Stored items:
________________________________________

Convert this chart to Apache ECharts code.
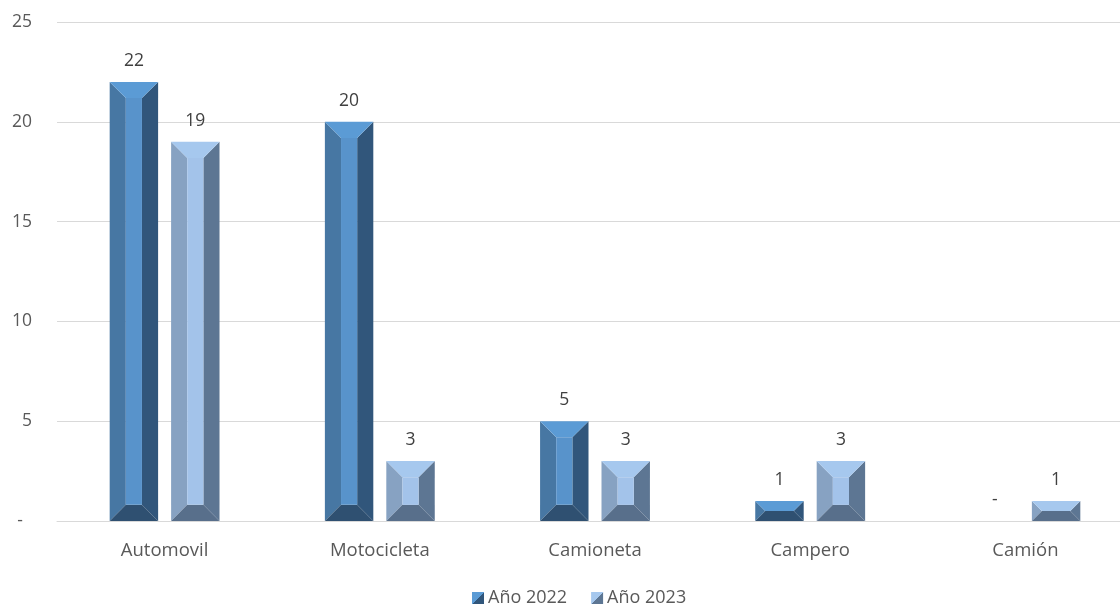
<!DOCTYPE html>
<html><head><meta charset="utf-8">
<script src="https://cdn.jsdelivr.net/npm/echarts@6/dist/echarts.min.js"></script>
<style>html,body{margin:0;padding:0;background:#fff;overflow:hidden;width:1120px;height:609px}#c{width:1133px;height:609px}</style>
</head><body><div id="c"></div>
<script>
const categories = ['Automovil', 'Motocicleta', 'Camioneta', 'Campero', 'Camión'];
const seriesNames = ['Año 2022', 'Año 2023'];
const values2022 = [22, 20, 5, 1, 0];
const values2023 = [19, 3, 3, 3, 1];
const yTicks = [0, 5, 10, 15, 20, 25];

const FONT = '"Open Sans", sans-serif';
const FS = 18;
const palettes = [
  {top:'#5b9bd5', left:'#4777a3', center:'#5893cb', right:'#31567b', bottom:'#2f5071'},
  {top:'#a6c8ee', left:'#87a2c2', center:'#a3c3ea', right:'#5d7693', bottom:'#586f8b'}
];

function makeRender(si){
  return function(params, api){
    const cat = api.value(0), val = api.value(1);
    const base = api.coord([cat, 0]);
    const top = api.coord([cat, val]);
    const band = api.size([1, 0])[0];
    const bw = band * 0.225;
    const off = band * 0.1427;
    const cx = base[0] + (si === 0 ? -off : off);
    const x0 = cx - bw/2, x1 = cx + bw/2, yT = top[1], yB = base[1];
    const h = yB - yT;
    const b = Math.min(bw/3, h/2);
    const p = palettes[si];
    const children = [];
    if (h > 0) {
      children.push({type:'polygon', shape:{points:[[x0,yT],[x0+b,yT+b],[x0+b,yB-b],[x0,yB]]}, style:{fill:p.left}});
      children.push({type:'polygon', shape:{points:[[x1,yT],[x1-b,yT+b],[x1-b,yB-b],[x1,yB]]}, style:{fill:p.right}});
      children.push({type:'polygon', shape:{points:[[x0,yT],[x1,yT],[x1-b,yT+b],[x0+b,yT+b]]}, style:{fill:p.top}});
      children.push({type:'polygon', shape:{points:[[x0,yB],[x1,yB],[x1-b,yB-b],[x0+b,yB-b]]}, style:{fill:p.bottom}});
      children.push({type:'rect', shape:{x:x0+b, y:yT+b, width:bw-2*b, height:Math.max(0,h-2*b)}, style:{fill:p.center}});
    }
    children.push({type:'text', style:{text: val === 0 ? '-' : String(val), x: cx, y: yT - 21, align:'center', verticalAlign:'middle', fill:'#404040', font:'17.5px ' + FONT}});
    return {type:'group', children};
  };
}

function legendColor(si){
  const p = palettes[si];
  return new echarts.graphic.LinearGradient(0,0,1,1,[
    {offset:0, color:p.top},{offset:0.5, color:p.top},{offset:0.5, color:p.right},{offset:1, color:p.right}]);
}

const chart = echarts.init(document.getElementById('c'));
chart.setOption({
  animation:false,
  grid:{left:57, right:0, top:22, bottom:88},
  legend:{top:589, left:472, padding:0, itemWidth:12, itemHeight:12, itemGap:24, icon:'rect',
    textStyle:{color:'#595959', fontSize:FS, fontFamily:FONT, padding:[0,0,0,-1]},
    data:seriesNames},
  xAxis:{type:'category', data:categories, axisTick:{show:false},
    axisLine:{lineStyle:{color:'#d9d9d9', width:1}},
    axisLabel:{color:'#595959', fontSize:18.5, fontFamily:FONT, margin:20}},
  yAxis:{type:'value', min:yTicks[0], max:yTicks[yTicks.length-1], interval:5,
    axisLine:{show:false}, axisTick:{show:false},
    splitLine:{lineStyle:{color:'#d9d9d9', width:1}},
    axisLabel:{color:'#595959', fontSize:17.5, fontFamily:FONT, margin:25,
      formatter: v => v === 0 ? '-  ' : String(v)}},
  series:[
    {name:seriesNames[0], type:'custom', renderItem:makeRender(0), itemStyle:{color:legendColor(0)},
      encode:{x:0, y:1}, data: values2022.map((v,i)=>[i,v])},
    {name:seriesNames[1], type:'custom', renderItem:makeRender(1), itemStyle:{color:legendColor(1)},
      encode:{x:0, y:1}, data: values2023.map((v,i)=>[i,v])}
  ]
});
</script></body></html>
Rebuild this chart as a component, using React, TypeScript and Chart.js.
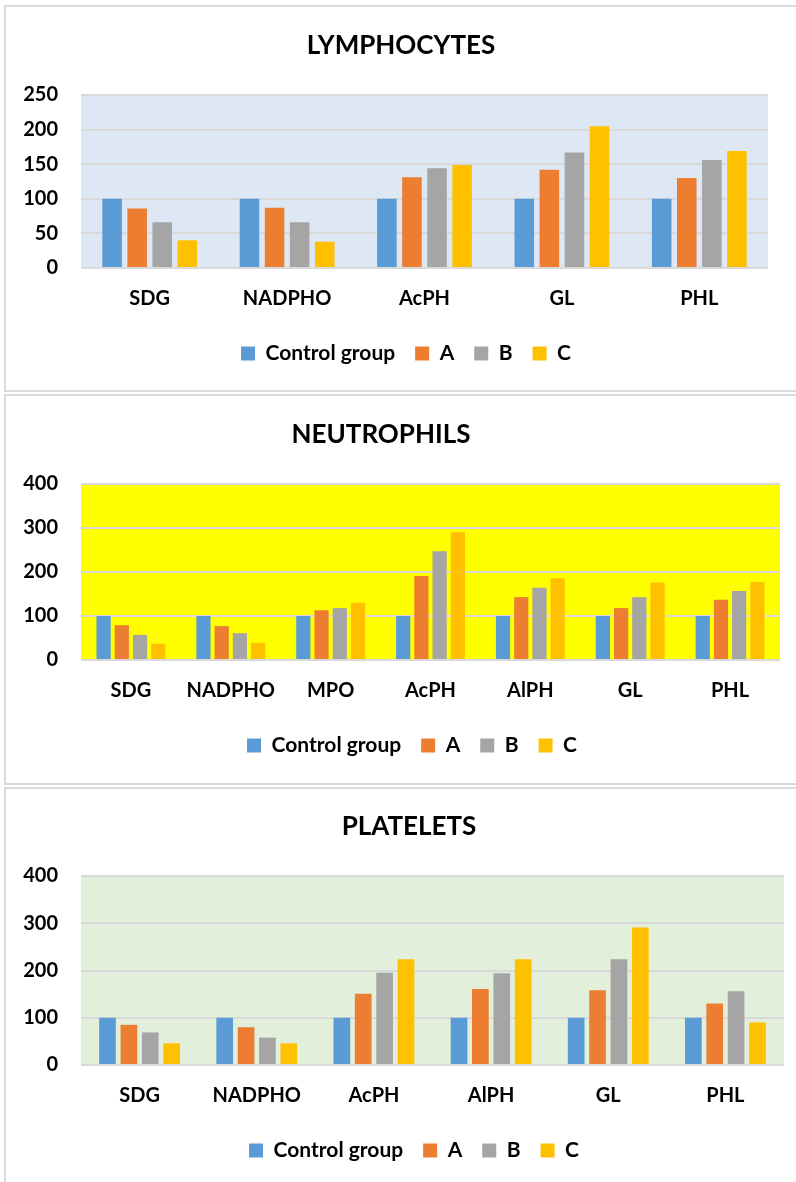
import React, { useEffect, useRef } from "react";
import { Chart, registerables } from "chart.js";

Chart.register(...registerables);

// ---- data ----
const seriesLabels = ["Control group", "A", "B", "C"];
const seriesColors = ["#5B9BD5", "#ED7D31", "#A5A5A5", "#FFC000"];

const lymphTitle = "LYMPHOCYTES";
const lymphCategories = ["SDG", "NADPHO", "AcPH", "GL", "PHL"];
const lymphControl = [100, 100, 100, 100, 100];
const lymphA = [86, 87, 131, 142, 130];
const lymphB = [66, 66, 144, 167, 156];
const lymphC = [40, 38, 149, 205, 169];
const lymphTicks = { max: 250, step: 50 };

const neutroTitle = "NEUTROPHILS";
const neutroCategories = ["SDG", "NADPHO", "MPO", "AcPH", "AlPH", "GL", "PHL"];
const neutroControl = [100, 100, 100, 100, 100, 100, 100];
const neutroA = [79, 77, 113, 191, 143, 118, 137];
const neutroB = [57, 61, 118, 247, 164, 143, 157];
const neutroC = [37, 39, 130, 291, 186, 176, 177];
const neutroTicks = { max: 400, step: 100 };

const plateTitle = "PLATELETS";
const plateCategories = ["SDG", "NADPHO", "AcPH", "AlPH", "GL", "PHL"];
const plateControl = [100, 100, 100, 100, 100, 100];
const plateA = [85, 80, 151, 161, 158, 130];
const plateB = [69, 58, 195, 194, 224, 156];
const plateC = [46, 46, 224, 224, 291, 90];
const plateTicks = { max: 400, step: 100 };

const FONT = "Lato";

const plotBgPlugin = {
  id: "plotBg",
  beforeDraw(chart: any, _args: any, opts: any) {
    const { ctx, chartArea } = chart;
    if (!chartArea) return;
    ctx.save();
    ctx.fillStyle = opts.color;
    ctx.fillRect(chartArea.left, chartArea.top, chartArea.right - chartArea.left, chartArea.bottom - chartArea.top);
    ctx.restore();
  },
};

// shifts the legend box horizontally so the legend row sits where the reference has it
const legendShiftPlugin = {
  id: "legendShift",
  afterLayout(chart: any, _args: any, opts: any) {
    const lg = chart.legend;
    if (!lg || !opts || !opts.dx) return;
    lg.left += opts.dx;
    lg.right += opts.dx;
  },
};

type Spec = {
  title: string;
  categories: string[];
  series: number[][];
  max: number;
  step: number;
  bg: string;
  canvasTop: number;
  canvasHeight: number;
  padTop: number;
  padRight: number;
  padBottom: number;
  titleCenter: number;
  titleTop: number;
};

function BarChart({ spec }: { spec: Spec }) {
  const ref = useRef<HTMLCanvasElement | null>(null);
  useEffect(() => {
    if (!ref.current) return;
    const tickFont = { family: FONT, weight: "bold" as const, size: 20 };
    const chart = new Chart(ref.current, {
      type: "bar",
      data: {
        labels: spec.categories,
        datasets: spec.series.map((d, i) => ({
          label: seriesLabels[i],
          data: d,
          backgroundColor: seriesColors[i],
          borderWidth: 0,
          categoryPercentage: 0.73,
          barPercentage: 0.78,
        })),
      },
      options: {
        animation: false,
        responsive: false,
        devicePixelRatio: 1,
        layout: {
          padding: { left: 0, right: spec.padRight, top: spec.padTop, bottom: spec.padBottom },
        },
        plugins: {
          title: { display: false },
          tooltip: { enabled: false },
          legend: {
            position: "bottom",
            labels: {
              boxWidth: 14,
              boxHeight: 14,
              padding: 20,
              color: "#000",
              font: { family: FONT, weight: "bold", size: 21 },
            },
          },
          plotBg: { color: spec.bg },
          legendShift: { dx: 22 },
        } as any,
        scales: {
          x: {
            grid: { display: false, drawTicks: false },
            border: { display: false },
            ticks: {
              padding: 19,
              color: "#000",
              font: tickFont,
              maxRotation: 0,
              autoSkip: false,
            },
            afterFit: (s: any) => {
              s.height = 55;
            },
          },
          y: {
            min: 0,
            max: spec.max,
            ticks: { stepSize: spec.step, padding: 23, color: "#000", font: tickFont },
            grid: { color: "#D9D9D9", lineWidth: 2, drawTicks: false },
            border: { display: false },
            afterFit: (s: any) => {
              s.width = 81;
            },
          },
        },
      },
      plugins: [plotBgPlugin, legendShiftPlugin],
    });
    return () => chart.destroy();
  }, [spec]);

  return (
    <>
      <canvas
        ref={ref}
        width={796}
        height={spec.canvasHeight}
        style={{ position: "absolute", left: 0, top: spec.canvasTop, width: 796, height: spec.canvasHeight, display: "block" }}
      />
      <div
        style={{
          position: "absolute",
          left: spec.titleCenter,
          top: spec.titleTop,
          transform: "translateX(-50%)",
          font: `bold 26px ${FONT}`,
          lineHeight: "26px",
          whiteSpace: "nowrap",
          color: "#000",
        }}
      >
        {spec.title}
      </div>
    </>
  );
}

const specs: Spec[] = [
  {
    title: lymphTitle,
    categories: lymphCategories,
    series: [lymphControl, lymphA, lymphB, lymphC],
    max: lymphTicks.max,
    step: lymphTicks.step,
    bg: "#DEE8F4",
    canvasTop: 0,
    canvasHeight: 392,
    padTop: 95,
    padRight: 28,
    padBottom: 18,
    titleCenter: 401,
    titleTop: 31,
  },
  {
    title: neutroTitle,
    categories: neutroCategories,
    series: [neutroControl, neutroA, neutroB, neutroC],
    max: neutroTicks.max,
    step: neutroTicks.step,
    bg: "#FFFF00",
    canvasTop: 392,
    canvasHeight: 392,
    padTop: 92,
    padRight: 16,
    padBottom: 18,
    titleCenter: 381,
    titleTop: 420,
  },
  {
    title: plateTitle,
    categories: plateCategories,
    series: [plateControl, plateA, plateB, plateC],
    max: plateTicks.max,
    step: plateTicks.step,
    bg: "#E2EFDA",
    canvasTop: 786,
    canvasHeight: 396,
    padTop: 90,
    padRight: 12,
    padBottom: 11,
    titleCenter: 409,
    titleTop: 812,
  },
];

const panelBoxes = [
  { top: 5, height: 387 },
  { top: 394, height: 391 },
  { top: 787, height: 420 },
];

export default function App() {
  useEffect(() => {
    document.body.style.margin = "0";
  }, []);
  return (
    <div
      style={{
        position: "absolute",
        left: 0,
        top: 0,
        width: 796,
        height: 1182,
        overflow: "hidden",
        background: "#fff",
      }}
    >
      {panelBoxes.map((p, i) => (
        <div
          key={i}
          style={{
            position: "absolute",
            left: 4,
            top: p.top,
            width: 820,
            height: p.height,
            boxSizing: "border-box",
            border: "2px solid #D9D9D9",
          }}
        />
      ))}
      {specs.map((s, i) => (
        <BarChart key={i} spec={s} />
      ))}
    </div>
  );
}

________________________________________

Short task: Every line from the one containing "Rebuild this chart" through the one containing "Chart.register(...registerables);" should be quoted exactly, and no other lines; keep pictures out of the copy.

Complete answer:
Rebuild this chart as a component, using React, TypeScript and Chart.js.
import React, { useEffect, useRef } from "react";
import { Chart, registerables } from "chart.js";

Chart.register(...registerables);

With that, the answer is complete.